La chute d'immeuble la plus naze de l'histoire ?

J'ai l'impression que c'est le genre de film qui se bonifie dans l'esprit avec le temps et qui tend à laisser un assez bon souvenir (alors qu'à voir sur le coup, c'était plutôt chiant).

La représentation réaliste, déjà c'est pas forcément mon truc, il y a pourtant dans ce film pas mal d'éléments intéressants :

- D'abord quelque chose de fascinant et d'unique dans cette photographie d'une Allemagne dévastée où les immeubles ne sont plus que des façades aplaties et en ruines;

- Aussi quelque chose de très malsain chez l'un des personnages du film, l'ex-enseignant, nostalgique d'Hitler, aux manières quasi-pédophiles.

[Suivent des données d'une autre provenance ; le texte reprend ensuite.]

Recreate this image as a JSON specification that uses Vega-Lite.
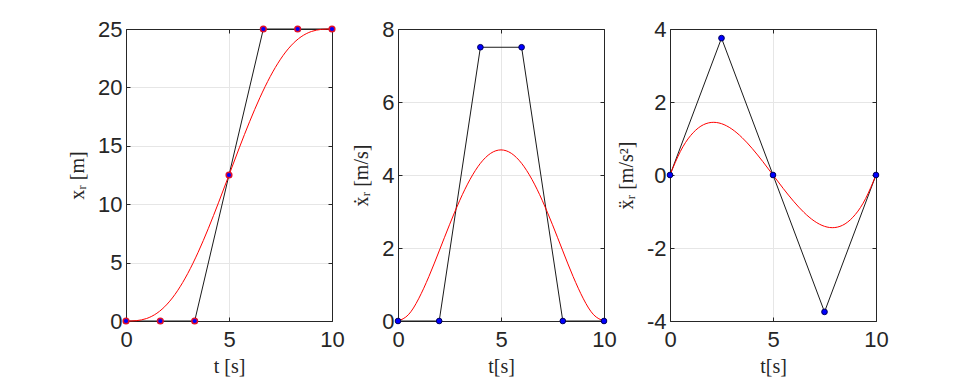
{
  "$schema": "https://vega.github.io/schema/vega-lite/v6.json",
  "background": "white",
  "padding": {"left": 67, "top": 18, "right": 5, "bottom": 5},
  "spacing": 66,
  "bounds": "flush",
  "datasets": {
    "pos_ctrl": [
      {"t": 0, "v": 0}, {"t": 1.6667, "v": 0}, {"t": 3.3333, "v": 0}, {"t": 5, "v": 12.5},
      {"t": 6.6667, "v": 25}, {"t": 8.3333, "v": 25}, {"t": 10, "v": 25}
    ],
    "vel_ctrl": [
      {"t": 0, "v": 0}, {"t": 2, "v": 0}, {"t": 4, "v": 7.5}, {"t": 6, "v": 7.5}, {"t": 8, "v": 0}, {"t": 10, "v": 0}
    ],
    "acc_ctrl": [
      {"t": 0, "v": 0}, {"t": 2.5, "v": 3.75}, {"t": 5, "v": 0}, {"t": 7.5, "v": -3.75}, {"t": 10, "v": 0}
    ],
    "pos_curve": [
      {"t": 0, "v": 0}, {"t": 0.5, "v": 0.02895}, {"t": 1, "v": 0.214}, {"t": 1.5, "v": 0.6653},
      {"t": 2, "v": 1.448}, {"t": 2.5, "v": 2.5879}, {"t": 3, "v": 4.077}, {"t": 3.5, "v": 5.8792},
      {"t": 4, "v": 7.936}, {"t": 4.5, "v": 10.1718}, {"t": 5, "v": 12.5}, {"t": 5.5, "v": 14.8282},
      {"t": 6, "v": 17.064}, {"t": 6.5, "v": 19.1208}, {"t": 7, "v": 20.923}, {"t": 7.5, "v": 22.4121},
      {"t": 8, "v": 23.552}, {"t": 8.5, "v": 24.3347}, {"t": 9, "v": 24.786}, {"t": 9.5, "v": 24.971},
      {"t": 10, "v": 25}
    ],
    "vel_curve": [
      {"t": 0, "v": 0}, {"t": 0.5, "v": 0.1692}, {"t": 1, "v": 0.6075}, {"t": 1.5, "v": 1.2192},
      {"t": 2, "v": 1.92}, {"t": 2.5, "v": 2.6367}, {"t": 3, "v": 3.3075}, {"t": 3.5, "v": 3.8817},
      {"t": 4, "v": 4.32}, {"t": 4.5, "v": 4.5942}, {"t": 5, "v": 4.6875}, {"t": 5.5, "v": 4.5942},
      {"t": 6, "v": 4.32}, {"t": 6.5, "v": 3.8817}, {"t": 7, "v": 3.3075}, {"t": 7.5, "v": 2.6367},
      {"t": 8, "v": 1.92}, {"t": 8.5, "v": 1.2192}, {"t": 9, "v": 0.6075}, {"t": 9.5, "v": 0.1692},
      {"t": 10, "v": 0}
    ],
    "acc_curve": [
      {"t": 0, "v": 0}, {"t": 0.5, "v": 0.6413}, {"t": 1, "v": 1.08}, {"t": 1.5, "v": 1.3388},
      {"t": 2, "v": 1.44}, {"t": 2.5, "v": 1.4063}, {"t": 3, "v": 1.26}, {"t": 3.5, "v": 1.0238},
      {"t": 4, "v": 0.72}, {"t": 4.5, "v": 0.3713}, {"t": 5, "v": 0}, {"t": 5.5, "v": -0.3713},
      {"t": 6, "v": -0.72}, {"t": 6.5, "v": -1.0238}, {"t": 7, "v": -1.26}, {"t": 7.5, "v": -1.4063},
      {"t": 8, "v": -1.44}, {"t": 8.5, "v": -1.3388}, {"t": 9, "v": -1.08}, {"t": 9.5, "v": -0.6413},
      {"t": 10, "v": 0}
    ]
  },
  "config": {
    "view": {"stroke": null},
    "axis": {
      "domain": true,
      "domainColor": "#262626",
      "domainWidth": 1,
      "grid": true,
      "gridColor": "#e6e6e6",
      "gridWidth": 1,
      "tickColor": "#262626",
      "tickSize": -4,
      "labelFont": "Liberation Sans",
      "labelFontSize": 22,
      "labelColor": "#262626",
      "labelPadding": 8,
      "labelFlush": false,
      "labelOverlap": false,
      "titleFont": "Liberation Serif",
      "titleFontSize": 20,
      "titleFontWeight": "normal",
      "titleColor": "#262626",
      "zindex": 1
    }
  },
  "hconcat": [
    {
      "width": 206, "height": 292,
      "resolve": {"axis": {"x": "independent", "y": "independent"}},
      "layer": [
        {
          "data": {"name": "pos_ctrl"},
          "mark": {"type": "line", "color": "#1a1a1a", "strokeWidth": 1},
          "encoding": {
            "x": {"field": "t", "type": "quantitative", "scale": {"domain": [0, 10], "nice": false}, "axis": {"values": [0, 5, 10], "title": "t  [s]", "labelPadding": 12, "titlePadding": 6}},
            "y": {"field": "v", "type": "quantitative", "scale": {"domain": [0, 25], "nice": false}, "axis": {"values": [0, 5, 10, 15, 20, 25], "title": "xᵣ  [m]", "titlePadding": 10}}
          }
        },
        {
          "data": {"name": "pos_curve"},
          "mark": {"type": "line", "color": "#ff0000", "strokeWidth": 1, "interpolate": "natural"},
          "encoding": {
            "x": {"field": "t", "type": "quantitative", "axis": {"orient": "top", "values": [0, 5, 10], "labels": false, "title": null, "grid": false}},
            "y": {"field": "v", "type": "quantitative", "axis": {"orient": "right", "values": [0, 5, 10, 15, 20, 25], "labels": false, "title": null, "grid": false}}
          }
        },
        {
          "data": {"name": "pos_ctrl"},
          "mark": {"type": "point", "filled": false, "fill": "#0000ff", "fillOpacity": 1, "stroke": "#e0102a", "strokeWidth": 1.5, "size": 32, "opacity": 1},
          "encoding": {
            "x": {"field": "t", "type": "quantitative", "axis": null},
            "y": {"field": "v", "type": "quantitative", "axis": null}
          }
        }
      ]
    },
    {
      "width": 206, "height": 292,
      "resolve": {"axis": {"x": "independent", "y": "independent"}},
      "layer": [
        {
          "data": {"name": "vel_ctrl"},
          "mark": {"type": "line", "color": "#1a1a1a", "strokeWidth": 1},
          "encoding": {
            "x": {"field": "t", "type": "quantitative", "scale": {"domain": [0, 10], "nice": false}, "axis": {"values": [0, 5, 10], "title": "t[s]", "labelPadding": 12, "titlePadding": 6}},
            "y": {"field": "v", "type": "quantitative", "scale": {"domain": [0, 8], "nice": false}, "axis": {"values": [0, 2, 4, 6, 8], "title": "ẋᵣ  [m/s]", "titlePadding": 10}}
          }
        },
        {
          "data": {"name": "vel_curve"},
          "mark": {"type": "line", "color": "#ff0000", "strokeWidth": 1, "interpolate": "natural"},
          "encoding": {
            "x": {"field": "t", "type": "quantitative", "axis": {"orient": "top", "values": [0, 5, 10], "labels": false, "title": null, "grid": false}},
            "y": {"field": "v", "type": "quantitative", "axis": {"orient": "right", "values": [0, 2, 4, 6, 8], "labels": false, "title": null, "grid": false}}
          }
        },
        {
          "data": {"name": "vel_ctrl"},
          "mark": {"type": "point", "filled": false, "fill": "#0000ff", "fillOpacity": 1, "stroke": "#00005a", "strokeWidth": 1, "size": 32, "opacity": 1},
          "encoding": {
            "x": {"field": "t", "type": "quantitative", "axis": null},
            "y": {"field": "v", "type": "quantitative", "axis": null}
          }
        }
      ]
    },
    {
      "width": 206, "height": 292,
      "resolve": {"axis": {"x": "independent", "y": "independent"}},
      "layer": [
        {
          "data": {"name": "acc_ctrl"},
          "mark": {"type": "line", "color": "#1a1a1a", "strokeWidth": 1},
          "encoding": {
            "x": {"field": "t", "type": "quantitative", "scale": {"domain": [0, 10], "nice": false}, "axis": {"values": [0, 5, 10], "title": "t[s]", "labelPadding": 12, "titlePadding": 6}},
            "y": {"field": "v", "type": "quantitative", "scale": {"domain": [-4, 4], "nice": false}, "axis": {"values": [-4, -2, 0, 2, 4], "labelExpr": "datum.value < 0 ? '-' + abs(datum.value) : '' + datum.value", "title": "ẍᵣ  [m/s²]", "titlePadding": 10}}
          }
        },
        {
          "data": {"name": "acc_curve"},
          "mark": {"type": "line", "color": "#ff0000", "strokeWidth": 1, "interpolate": "natural"},
          "encoding": {
            "x": {"field": "t", "type": "quantitative", "axis": {"orient": "top", "values": [0, 5, 10], "labels": false, "title": null, "grid": false}},
            "y": {"field": "v", "type": "quantitative", "axis": {"orient": "right", "values": [-4, -2, 0, 2, 4], "labels": false, "title": null, "grid": false}}
          }
        },
        {
          "data": {"name": "acc_ctrl"},
          "mark": {"type": "point", "filled": false, "fill": "#0000ff", "fillOpacity": 1, "stroke": "#00005a", "strokeWidth": 1, "size": 32, "opacity": 1},
          "encoding": {
            "x": {"field": "t", "type": "quantitative", "axis": null},
            "y": {"field": "v", "type": "quantitative", "axis": null}
          }
        }
      ]
    }
  ]
}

Alors c'est plutôt glauque, plutôt très noir, on suit là une famille et ses déboires, sa lutte pour la survie dans un univers misérable, égoïste et sans pitié.

Le père malade/mourant, fardeau pour les autres membres de la famille, et qu'il faudrait peut-être assassiner à la façon des inuits laissant mourir leurs vieux sur la banquise dès qu'ils ne sont plus utiles à la collectivité.

Les filles qui vraisemblablement se prostituent.

Le fils aîné, obligé de rester planqué, car ex- SS pendant la guerre.

L'essentiel du poids des responsabilités familiales finit par reposer sur les épaules bien trop frêles d'un tout jeune petit garçon qui pourrait ne plus pouvoir le supporter.

Mais la représentation réaliste ici, est plutôt réussie, dans le sens où elle n'épaissit pas trop le trait, le film n'est pas lourd, ni gonflant, ni étouffant, il n'en rajoute pas artificiellement dans la noirceur, il s'offre même quelques respirations, quelques moments d'humour (mais pas non plus au point de se taper le cul par terre).

Et puis il y a cette fin, je ne sais plus combien de temps elle dure, au moins 15 minutes, ou l'on sait que le petit garçon va craquer et se sacrifier. On suit ses errances dans la ville morte, il joue à la marelle, balance des cailloux, essaye de tâter du ballon de foot, et puis finit par sauter du haut d'un immeuble en s'étalant lamentablement au sol dans l'un des chutes les plus mal réalisées du cinéma, dans ce qui aurait normalement dû être le final en "apothéose" du film.

Plusieurs soucis :

1- Quinze minutes sur un enfant qui déambule dans un film qui ne dure qu'1h10, c'est quand même foutrement chiant, même si ça permet à la tension de grandir inexorablement.

2- Tension à mon sens complètement désamorcée par cette chute totalement risible et réalisée avec les pieds. (Souci déjà constaté récemment dans un autre bon film, "Le point de non-retour" de Boorman, avec une incrustation ignoble).
Voici l'extrait, ça se passe vers 5:15 :
http://www.youtube.com/watch?v=4jWi3JymbSI

J'ai essayé de comprendre ce qui n'allait pas en repassant cette séquence mythique image par image : sur le plan d'ensemble où on le voit "s'écraser" au sol, l'enfant est en réalité dans un premier temps debout, pieds au sol, puis se projette en avant vers le sol et finit donc allongé.

Pour donner l'illusion qu'il tombe, ils ont supprimé les images entre la position debout et allongée, ce qui au bout du compte donne un résultat grotesque.

Bon... Faut-il être indulgent sous prétexte que le film serait vieux ?

On est en 48, pas en 1902, je veux dire, ils auraient pas pu tout bêtement balancer un mannequin, s'ils tenaient tant que ça à montrer l'impact du corps au sol ?
Voilà le genre de trucs à la con qui me gâchent complètement la crédibilité d'un film, d'autant plus lorsque celui-ci se pose comme réaliste.
Mais bon, j'exagère vraisemblablement un détail qui n'a pas tant d'importance que ça...

Il ne faut pas perdre de vue que c'est avant tout un film courageux pour son époque, car compassionnel pour le peuple allemand et ses souffrances, qui a perdu toute foi, et qu'il ne faut plus considérer comme un ennemi, mais au contraire le soutenir. Rossellini invite à tirer un trait définitif sur les atrocités de la guerre, et ce film clôt la trilogie qui a fondé le néoréalisme (avec "Rome, ville ouverte" et "Paisa") et qui a eu un impact gigantesque sur le cinéma moderne. Mais je sais pas, moi, j'arrive pas à m'enflammer pour autant.